377 U.S. 163 (more) 84 S. Ct. 1187; 12 L. Ed. 2d 218; 1964 U.S. LEXIS 1275

Prior history
  
Appeal from the United States District Court for the District of Columbia

Dissent
  
Clark, joined by Harlan, White

Similar
  
Afroyim v Rusk, Kawakita v United States, United States v Wong Ki, Frontiero v Richardson, Bolling v Sharpe

Schneider v. Rusk, 377 U.S. 163 (1964), was a United States Supreme Court case which invalidated a law that treated naturalized and native-born citizens differentially under the due process clause of the Fifth Amendment.

Contents

Background

Angelika Schneider was born in Germany. She came to the US with her parents and became a United States citizen upon their naturalization at age 16. When she graduated from college, she moved back to Germany.

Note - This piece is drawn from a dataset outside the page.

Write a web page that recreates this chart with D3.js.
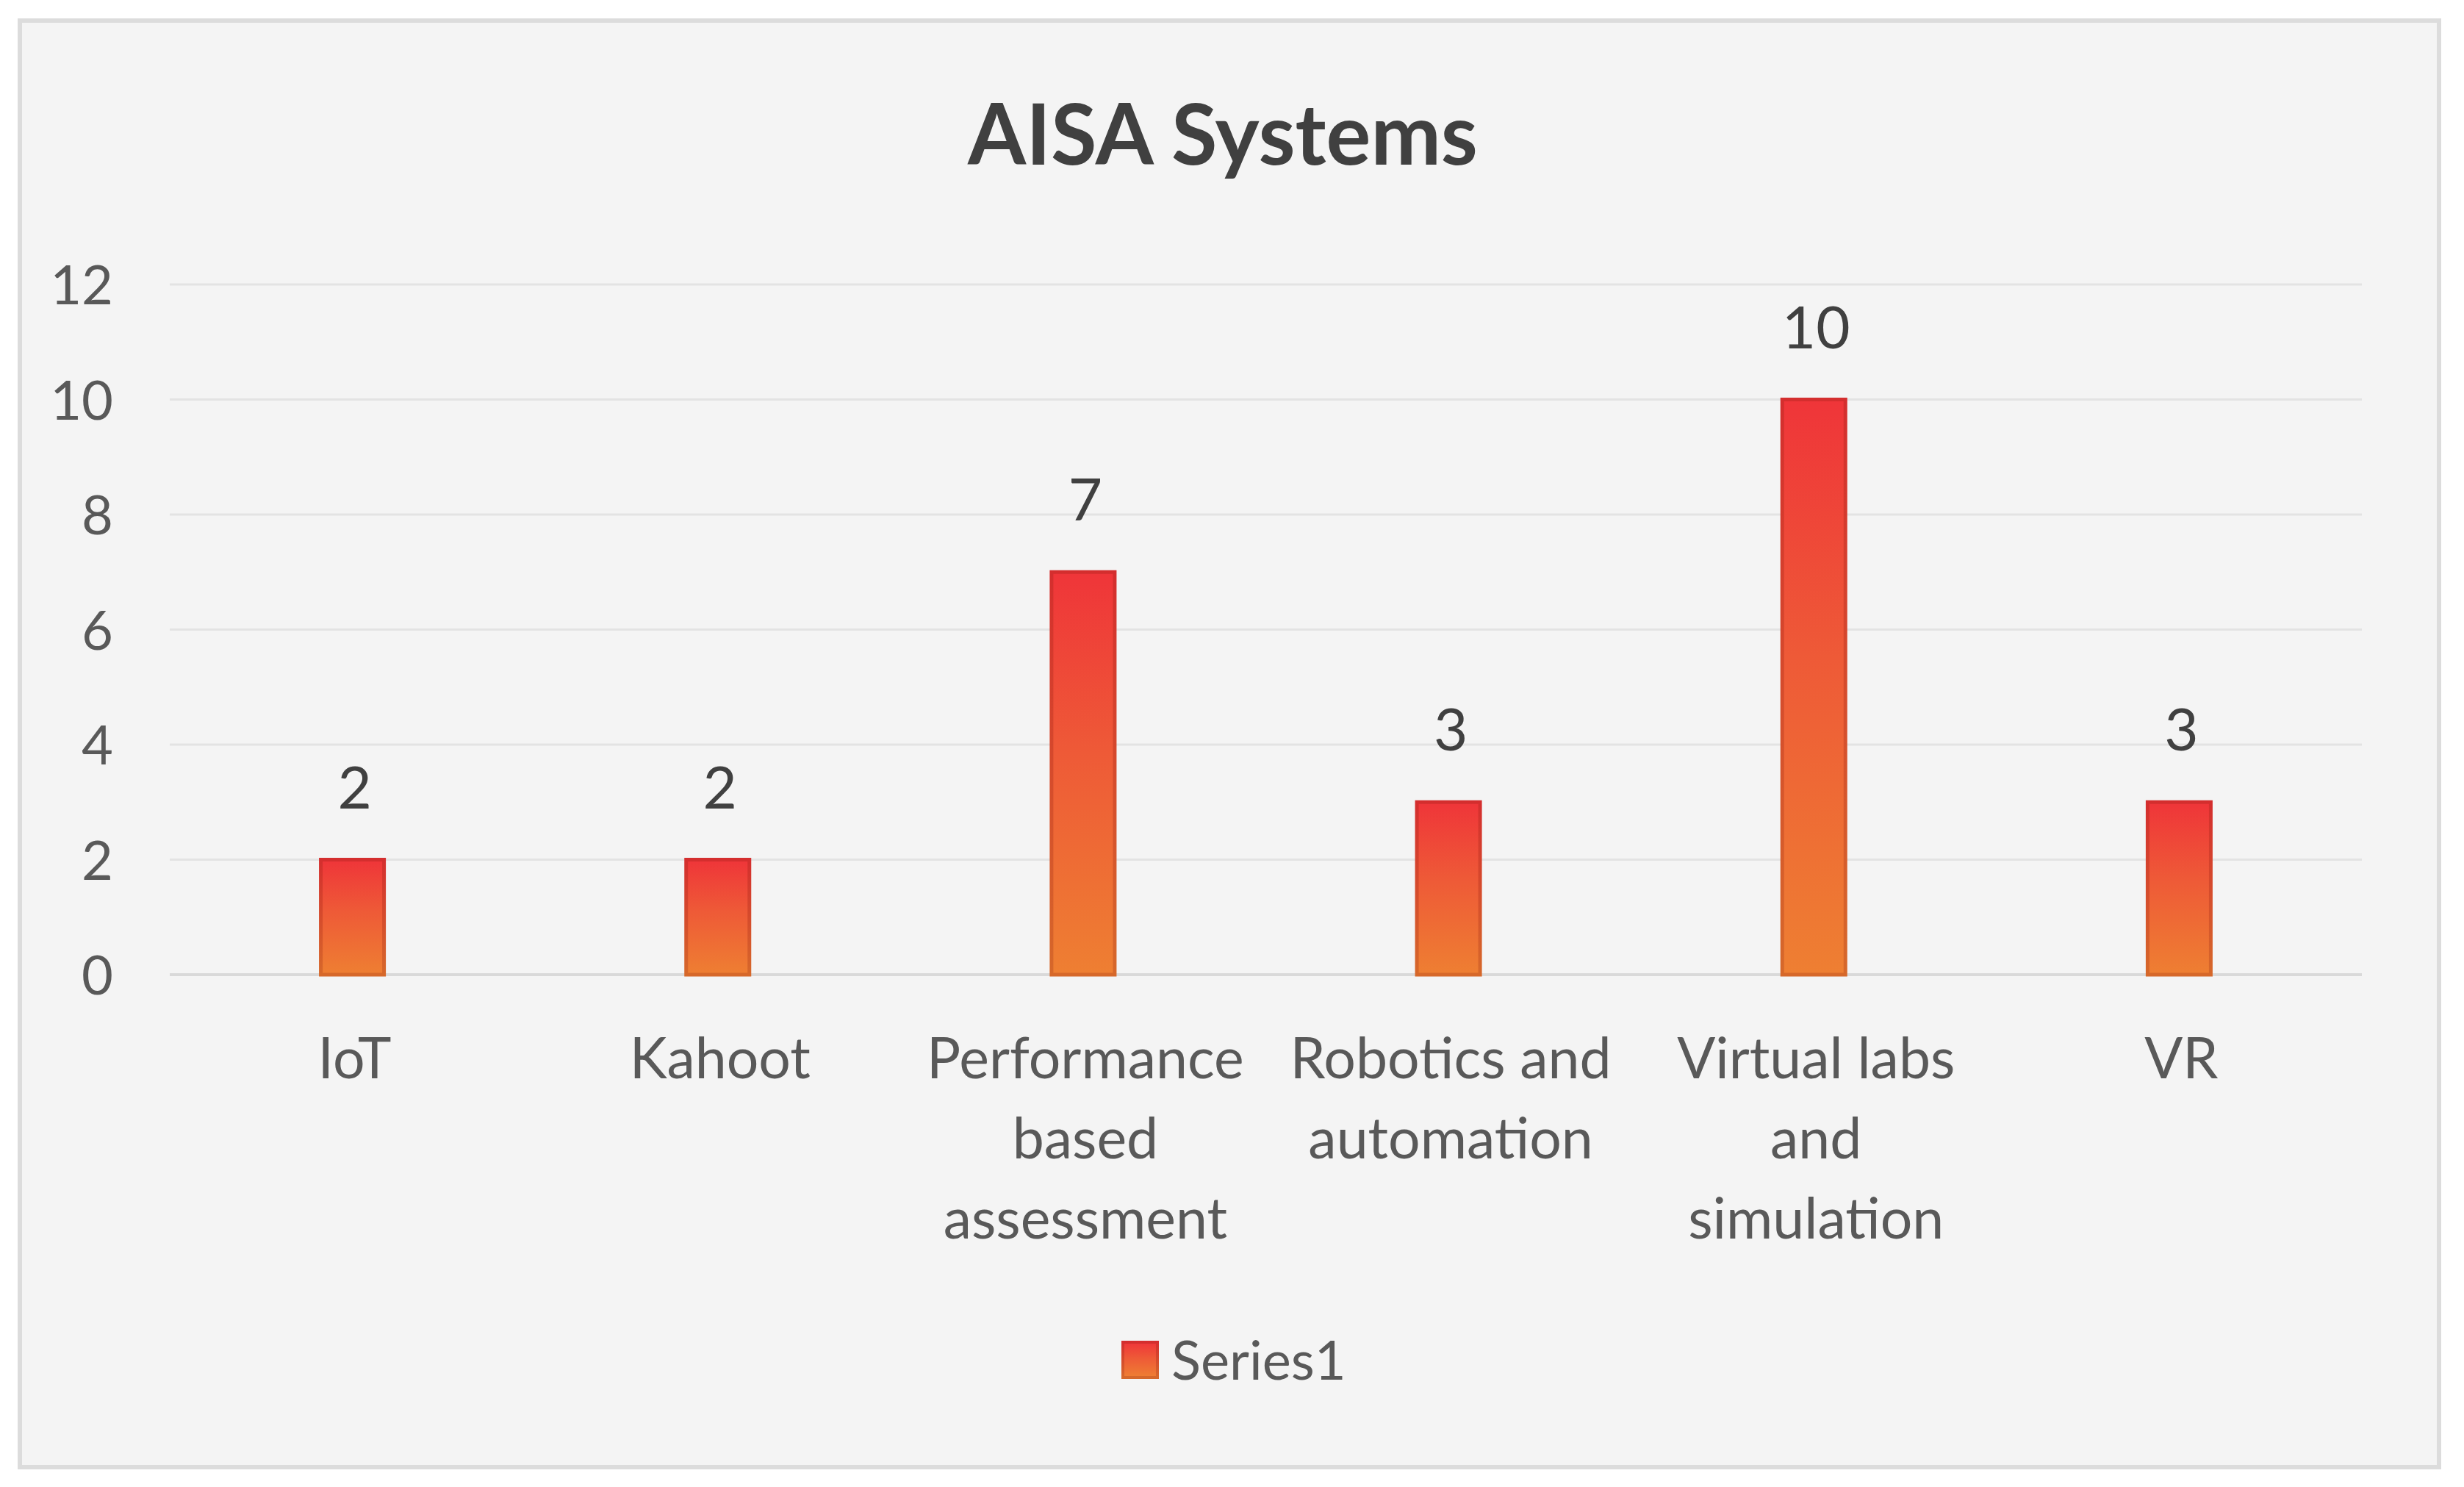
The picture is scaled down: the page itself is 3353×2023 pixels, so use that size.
<!DOCTYPE html>
<html>
<head>
<meta charset="utf-8">
<script src="https://cdn.jsdelivr.net/npm/d3@7"></script>
<style>
  html, body { margin: 0; padding: 0; background: #ffffff; }
  svg { display: block; }
</style>
</head>
<body>
<svg id="chart" width="3353" height="2023"></svg>
<script>
const title = "AISA Systems";
const categories = ["IoT", "Kahoot", "Performance based assessment", "Robotics and automation", "Virtual labs and simulation", "VR"];
const categoryLines = [["IoT"], ["Kahoot"], ["Performance", "based", "assessment"], ["Robotics and", "automation"], ["Virtual labs", "and", "simulation"], ["VR"]];
const values = [2, 2, 7, 3, 10, 3];
const seriesName = "Series1";
const yTicks = [0, 2, 4, 6, 8, 10, 12];

const W = 3353, H = 2023;
const font = "Lato, 'Open Sans', sans-serif";
const svg = d3.select("#chart");

const defs = svg.append("defs");
const fillGrad = defs.append("linearGradient").attr("id", "barFill")
  .attr("x1", 0).attr("y1", 0).attr("x2", 0).attr("y2", 1);
fillGrad.append("stop").attr("offset", "0%").attr("stop-color", "#ef3539");
fillGrad.append("stop").attr("offset", "45%").attr("stop-color", "#ee5a37");
fillGrad.append("stop").attr("offset", "100%").attr("stop-color", "#ee7f32");
const strokeGrad = defs.append("linearGradient").attr("id", "barStroke")
  .attr("x1", 0).attr("y1", 0).attr("x2", 0).attr("y2", 1);
strokeGrad.append("stop").attr("offset", "0%").attr("stop-color", "#d42e2e");
strokeGrad.append("stop").attr("offset", "100%").attr("stop-color", "#d6682a");

// chart area background
svg.append("rect").attr("x", 0).attr("y", 0).attr("width", W).attr("height", H).attr("fill", "#ffffff");
svg.append("rect")
  .attr("x", 27).attr("y", 28).attr("width", 3292).attr("height", 1968)
  .attr("fill", "#f4f4f4").attr("stroke", "#dcdcdc").attr("stroke-width", 6);

const plot = { left: 231, right: 3214, top: 387, bottom: 1326 };

const x = d3.scaleBand().domain(categories).range([plot.left, plot.right]).padding(0);
const y = d3.scaleLinear().domain([0, 12]).range([plot.bottom, plot.top]);
const barW = x.bandwidth() * 0.173;

// gridlines
svg.append("g").selectAll("line").data(yTicks).join("line")
  .attr("x1", plot.left).attr("x2", plot.right)
  .attr("y1", d => y(d)).attr("y2", d => y(d))
  .attr("stroke", d => d === 0 ? "#d9d9d9" : "#e3e3e3")
  .attr("stroke-width", d => d === 0 ? 4 : 3);

// y axis labels
const yAxis = d3.axisLeft(y).tickValues(yTicks).tickSize(0).tickPadding(0);
const yg = svg.append("g").attr("transform", `translate(${plot.left - 77},0)`).call(yAxis);
yg.select(".domain").remove();
yg.selectAll("text")
  .attr("font-family", font).attr("font-size", 74).attr("fill", "#595959")
  .attr("dy", "0.36em");

// bars
svg.append("g").selectAll("rect").data(values).join("rect")
  .attr("x", (d, i) => x(categories[i]) + x.bandwidth() / 2 - barW / 2)
  .attr("y", d => y(d))
  .attr("width", barW)
  .attr("height", d => y(0) - y(d))
  .attr("fill", "url(#barFill)")
  .attr("stroke", "url(#barStroke)")
  .attr("stroke-width", 5);

// data labels
svg.append("g").selectAll("text").data(values).join("text")
  .attr("x", (d, i) => x(categories[i]) + x.bandwidth() / 2 + 3)
  .attr("y", d => y(d) - 70)
  .attr("text-anchor", "middle")
  .attr("font-family", font).attr("font-size", 80).attr("fill", "#404040")
  .text(d => d);

// category labels
const catG = svg.append("g");
categories.forEach((c, i) => {
  const t = catG.append("text")
    .attr("x", x(c) + x.bandwidth() / 2)
    .attr("y", 1467)
    .attr("text-anchor", "middle")
    .attr("font-family", font).attr("font-size", 77).attr("fill", "#595959");
  categoryLines[i].forEach((ln, j) => {
    t.append("tspan").attr("x", x(c) + x.bandwidth() / 2 + 3).attr("dy", j === 0 ? 0 : 109).text(ln);
  });
});

// title
svg.append("text")
  .attr("x", 1664).attr("y", 224)
  .attr("text-anchor", "middle")
  .attr("font-family", font).attr("font-weight", "bold").attr("font-size", 114)
  .attr("fill", "#404040")
  .text(title);

// legend
const lg = svg.append("g");
lg.append("rect").attr("x", 1528).attr("y", 1826).attr("width", 47).attr("height", 48)
  .attr("fill", "url(#barFill)").attr("stroke", "url(#barStroke)").attr("stroke-width", 4);
lg.append("text").attr("x", 1594).attr("y", 1877)
  .attr("font-family", font).attr("font-size", 74).attr("fill", "#595959")
  .text(seriesName);
</script>
</body>
</html>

The State Department claimed Schneider had lost her US citizenship in accordance with a section of the Immigration and Nationality Act which revoked the citizenship of any naturalized citizen who returned to his or her country of birth and remained there for at least three years.

Opinion

The Supreme Court held that since no provision of the law stripped natural-born Americans of their citizenship as a result of extended or permanent residence abroad, it was unconstitutionally discriminatory to apply such a rule only to naturalized citizens.